Illustration of a nitrogen dioxide molecule (depicted in red and gold) confined within a nano-sized pore of an MFM-300(Al) metal-organic framework material as characterized using neutron scattering at Oak Ridge National Laboratory. (Photo via Oak Ridge National Laboratory)
An international team of scientists has developed a material that can remove nitrogen dioxide gas from the atmosphere in a selective, fully reversible and repeatable manner.
The discovery, published on Monday in the journal Nature Materials, was confirmed using neutron scattering technique at the United States Department of Energy's Oak Ridge National Laboratory.
According to the researchers, the metal-organic framework material (MOF) could lead to air filtration technologies that cost-effectively capture and convert large quantities of targeted gases, including carbon dioxide and other greenhouse gases, to facilitate their long-term sequestration to help mitigate air pollution and global warming.
It is capable of a reversible, selective capture of nitrogen dioxide at ambient pressures and temperatures, at low concentrations, in the presence of moisture, sulfur dioxide and carbon dioxide.
Illustration of a nitrogen dioxide molecule (depicted in red and gold) confined within a nano-sized pore of an MFM-300(Al) metal-organic framework material as characterized using neutron scattering at Oak Ridge National Laboratory. /Photo via Oak Ridge National Laboratory
Despite the highly reactive nature of nitrogen dioxide, the material proved extremely robust, demonstrating the capability to be fully regenerated, or degassed, multiple times without loss of porosity.
The metal-organic framework material is a highly porous material, which is solid with many internal channels and holes. A sugar-cube-sized MOF might have an internal surface area the size of six football fields.
Capturing greenhouse and toxic gases from the atmosphere has long been a challenge, because of their relatively low concentrations and the presence of moisture in the air, which can negatively affect separating targeted gas molecules from other gases, according to the researchers.
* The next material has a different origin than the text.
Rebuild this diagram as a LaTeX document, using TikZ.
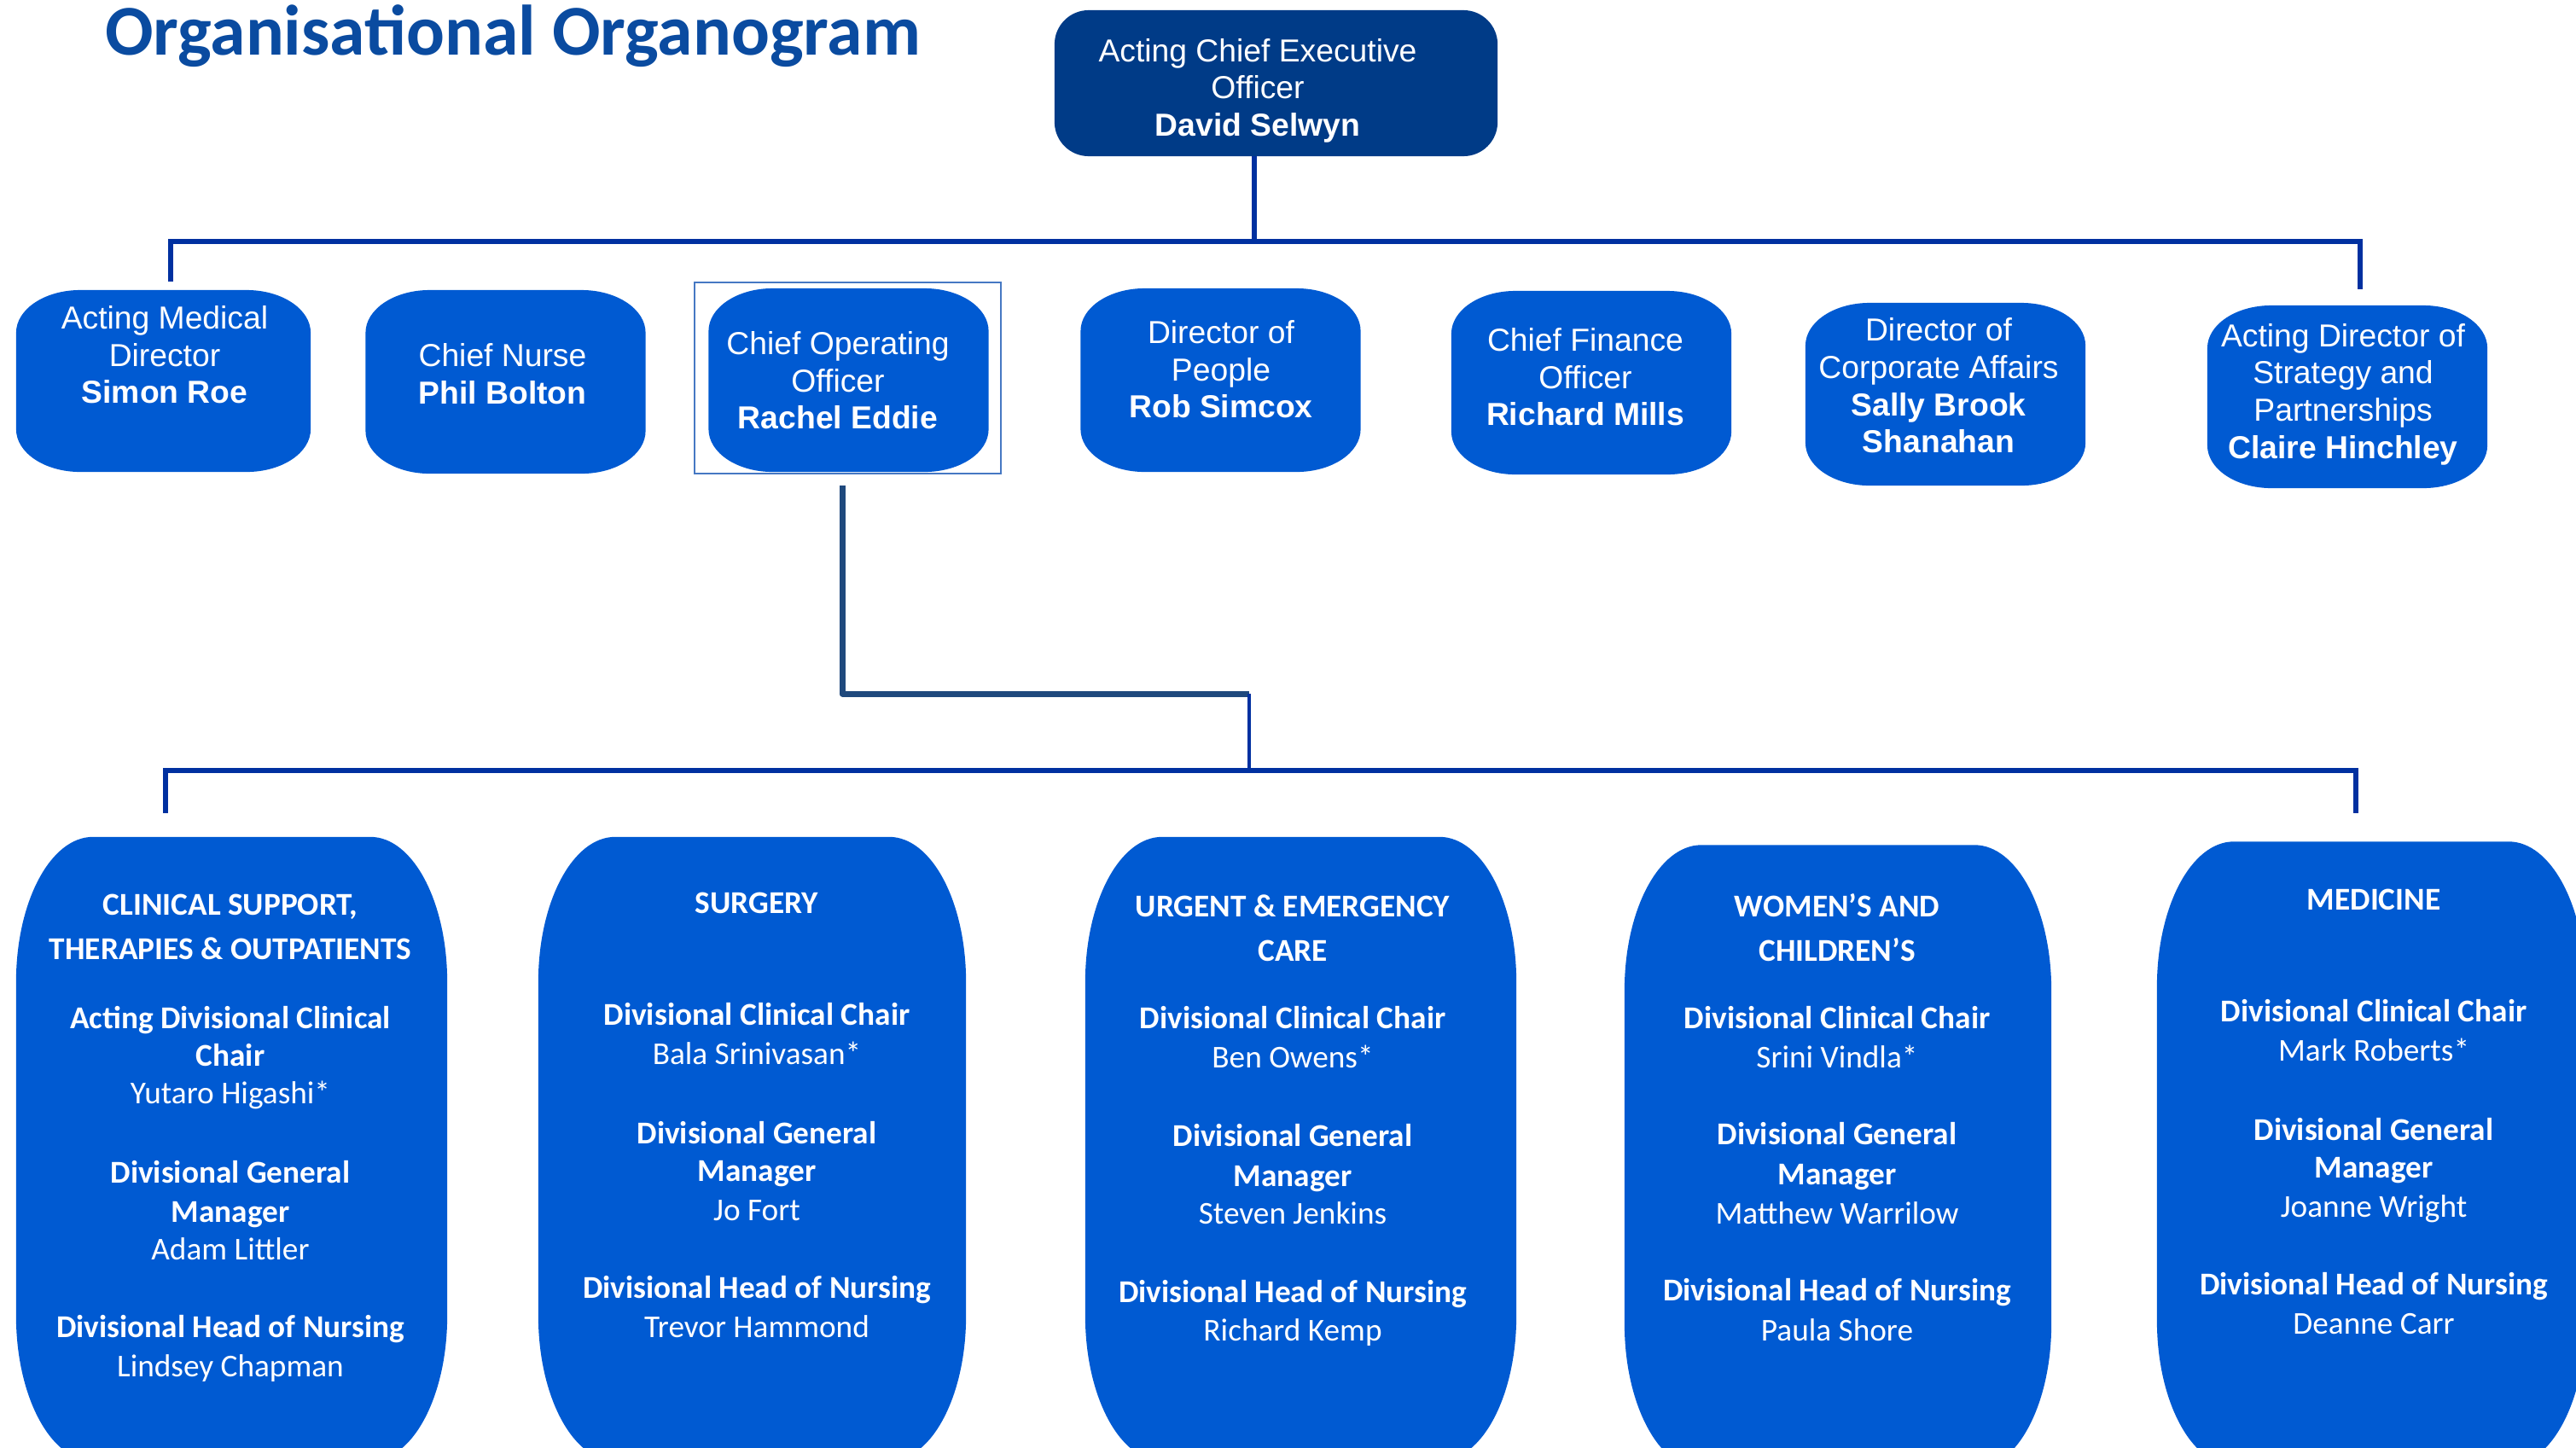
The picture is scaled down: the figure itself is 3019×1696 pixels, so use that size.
\documentclass[tikz,border=0pt]{standalone}
\usepackage{fontspec}
\setmainfont{Liberation Sans}
\newfontfamily\calfont{Carlito}
\usetikzlibrary{calc}
\definecolor{boxblue}{RGB}{0,90,210}
\definecolor{ceoblue}{RGB}{0,59,135}
\definecolor{linkblue}{RGB}{0,48,160}
\definecolor{darklink}{RGB}{31,73,125}
\definecolor{titleblue}{RGB}{10,75,160}
\definecolor{framecol}{RGB}{70,120,195}
% filled box with elliptical corners around a named node
\newcommand{\softbox}[4]{%
  \fill[#4] ($(#1.north west)+(#2,0)$) -- ($(#1.north east)+(-#2,0)$)
    arc[start angle=90,end angle=0,x radius=#2,y radius=#3]
    -- ($(#1.south east)+(0,#3)$)
    arc[start angle=0,end angle=-90,x radius=#2,y radius=#3]
    -- ($(#1.south west)+(#2,0)$)
    arc[start angle=270,end angle=180,x radius=#2,y radius=#3]
    -- ($(#1.north west)+(0,-#3)$)
    arc[start angle=180,end angle=90,x radius=#2,y radius=#3] -- cycle;}
\newcommand{\divtext}[3]{%
  \foreach \yy/\dtxt [count=\i] in {#3} {\node[divtxt] (#1-\i) at (#2,-\yy) {\dtxt};}}
\begin{document}
\begin{tikzpicture}[x=0.01cm,y=0.01cm,
  area/.style={inner sep=0pt, outer sep=0pt, draw=none},
  topbox/.style={area, minimum width=3.28cm, minimum height=2.15cm},
  divbox/.style={area, minimum width=5.03cm, minimum height=7.31cm},
  toptxt/.style={text=white, align=center, inner sep=0pt, font=\fontsize{10.6}{12.4}\selectfont},
  divtxt/.style={text=white, anchor=base, inner sep=0pt, font=\calfont\fontsize{10.6}{12.8}\selectfont},
  bus/.style={draw=linkblue, line width=1.7pt},
  coolink/.style={draw=darklink, line width=2pt},
]
\useasboundingbox (0,0) rectangle (3019,-1696);
\clip (0,0) rectangle (3019,-1696);

% title
\node[anchor=base, inner sep=0pt, text=titleblue, font=\calfont\bfseries\fontsize{23.8}{28}\selectfont] (title) at (601,-64) {Organisational Organogram};

% CEO
\node[area, minimum width=5.19cm, minimum height=1.71cm] (ceo) at (1495.5,-97.5) {};
\softbox{ceo}{0.4cm}{0.4cm}{ceoblue}
\node[toptxt] (ceo-t) at (1474,-106) {Acting Chief Executive\\Officer\\\textbf{David Selwyn}};

% top row
\node[topbox, minimum width=3.45cm, minimum height=2.13cm] (t1) at (191.5,-446.5) {};
\node[topbox] (t2) at (592.5,-447.5) {};
\node[topbox] (t3) at (994.5,-445.5) {};
\node[topbox] (t4) at (1430.5,-445.5) {};
\node[topbox] (t5) at (1865,-448.5) {};
\node[topbox, minimum height=2.14cm] (t6) at (2280,-462) {};
\node[topbox, minimum height=2.14cm] (t7) at (2751,-465) {};
\foreach \n in {t1,t2,t3,t4,t5,t6,t7} {\softbox{\n}{0.75cm}{0.5cm}{boxblue}}
\node[area, draw=framecol, line width=0.6pt, minimum width=3.59cm, minimum height=2.24cm] (t3frame) at (993.5,-443) {};

\node[toptxt] (t1-t) at (193,-416) {Acting Medical\\Director\\\textbf{Simon Roe}};
\node[toptxt] (t2-t) at (589,-438) {Chief Nurse\\\textbf{Phil Bolton}};
\node[toptxt] (t3-t) at (982,-446) {Chief Operating\\Officer\\\textbf{Rachel Eddie}};
\node[toptxt] (t4-t) at (1431,-433) {Director of\\People\\\textbf{Rob Simcox}};
\node[toptxt] (t5-t) at (1858,-442) {Chief Finance\\Officer\\\textbf{Richard Mills}};
\node[toptxt] (t6-t) at (2272,-452) {Director of\\Corporate Affairs\\\textbf{Sally Brook}\\\textbf{Shanahan}};
\node[toptxt] (t7-t) at (2746,-462) {Acting Director of\\Strategy and\\Partnerships\\\textbf{Claire Hinchley}};

% divisions
\node[divbox, minimum width=5.05cm] (d1) at (271.5,-1346.5) {};
\node[divbox, minimum width=5.01cm] (d2) at (881.5,-1346.5) {};
\node[divbox, minimum width=5.05cm] (d3) at (1524.5,-1346.5) {};
\node[divbox, minimum width=5.00cm] (d4) at (2154,-1356) {};
\node[divbox, minimum width=5.02cm] (d5) at (2779,-1352) {};
\foreach \n in {d1,d2,d3,d4,d5} {\softbox{\n}{0.9cm}{1.7cm}{boxblue}}

\divtext{d1t}{270}{1072/{\bfseries CLINICAL SUPPORT,}, 1124/{\bfseries THERAPIES \& OUTPATIENTS},
  1205/{\bfseries Acting Divisional Clinical}, 1249/{\bfseries Chair}, 1293/{Yutaro Higashi*},
  1386/{\bfseries Divisional General}, 1432/{\bfseries Manager}, 1476/{Adam Littler},
  1567/{\bfseries Divisional Head of Nursing}, 1613/{Lindsey Chapman}}
\divtext{d2t}{887}{1070/{\bfseries SURGERY},
  1201/{\bfseries Divisional Clinical Chair}, 1247/{Bala Srinivasan*},
  1340/{\bfseries Divisional General}, 1384/{\bfseries Manager}, 1430/{Jo Fort},
  1521/{\bfseries Divisional Head of Nursing}, 1567/{Trevor Hammond}}
\divtext{d3t}{1515}{1074/{\bfseries URGENT \& EMERGENCY}, 1126/{\bfseries CARE},
  1205/{\bfseries Divisional Clinical Chair}, 1251/{Ben Owens*},
  1343/{\bfseries Divisional General}, 1390/{\bfseries Manager}, 1434/{Steven Jenkins},
  1526/{\bfseries Divisional Head of Nursing}, 1571/{Richard Kemp}}
\divtext{d4t}{2153}{1074/{\bfseries WOMEN’S AND}, 1126/{\bfseries CHILDREN’S},
  1205/{\bfseries Divisional Clinical Chair}, 1251/{Srini Vindla*},
  1341/{\bfseries Divisional General}, 1388/{\bfseries Manager}, 1434/{Matthew Warrilow},
  1524/{\bfseries Divisional Head of Nursing}, 1571/{Paula Shore}}
\divtext{d5t}{2782}{1066/{\bfseries MEDICINE},
  1197/{\bfseries Divisional Clinical Chair}, 1243/{Mark Roberts*},
  1336/{\bfseries Divisional General}, 1380/{\bfseries Manager}, 1426/{Joanne Wright},
  1517/{\bfseries Divisional Head of Nursing}, 1563/{Deanne Carr}}

% connectors: top
\coordinate (ceo-d) at (1470,-283);
\coordinate (tb-l) at (200,-283);
\coordinate (tb-r) at (2766,-283);
\coordinate (t1-in) at (200,-330);
\coordinate (t7-in) at (2766,-339);
\draw[bus] (ceo.south -| ceo-d) -- (ceo-d);
\draw[bus] (t1-in) -- (tb-l) -- (tb-r) -- (t7-in);

% connectors: COO to divisions
\coordinate (coo-out) at (987,-569);
\coordinate (coo-bend) at (987,-813);
\coordinate (mid-top) at (1464,-813);
\coordinate (lb-m) at (1464,-903);
\coordinate (lb-l) at (194,-903);
\coordinate (lb-r) at (2761,-903);
\coordinate (d1-in) at (194,-953);
\coordinate (d5-in) at (2761,-953);
\draw[coolink, line join=round] (coo-out) -- (coo-bend) -- (mid-top);
\draw[bus, line width=1.4pt] (mid-top) -- (lb-m);
\draw[bus] (d1-in) -- (lb-l) -- (lb-r) -- (d5-in);
\end{tikzpicture}
\end{document}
Another challenge has been finding a practical way to release a captured gas for long-term sequestration, such as in underground depleted oil reservoirs or saline-filled rock formations.
The research team involved scientists from institutions in five nations, including the University of Manchester, the University of Nottingham, University of Newcastle upon Tyne, University of Nottingham Ningbo China, Peking University, the International Tomography Center SB RAS, Novosibirsk State University and the European Synchrotron Radiation Facility in Grenoble.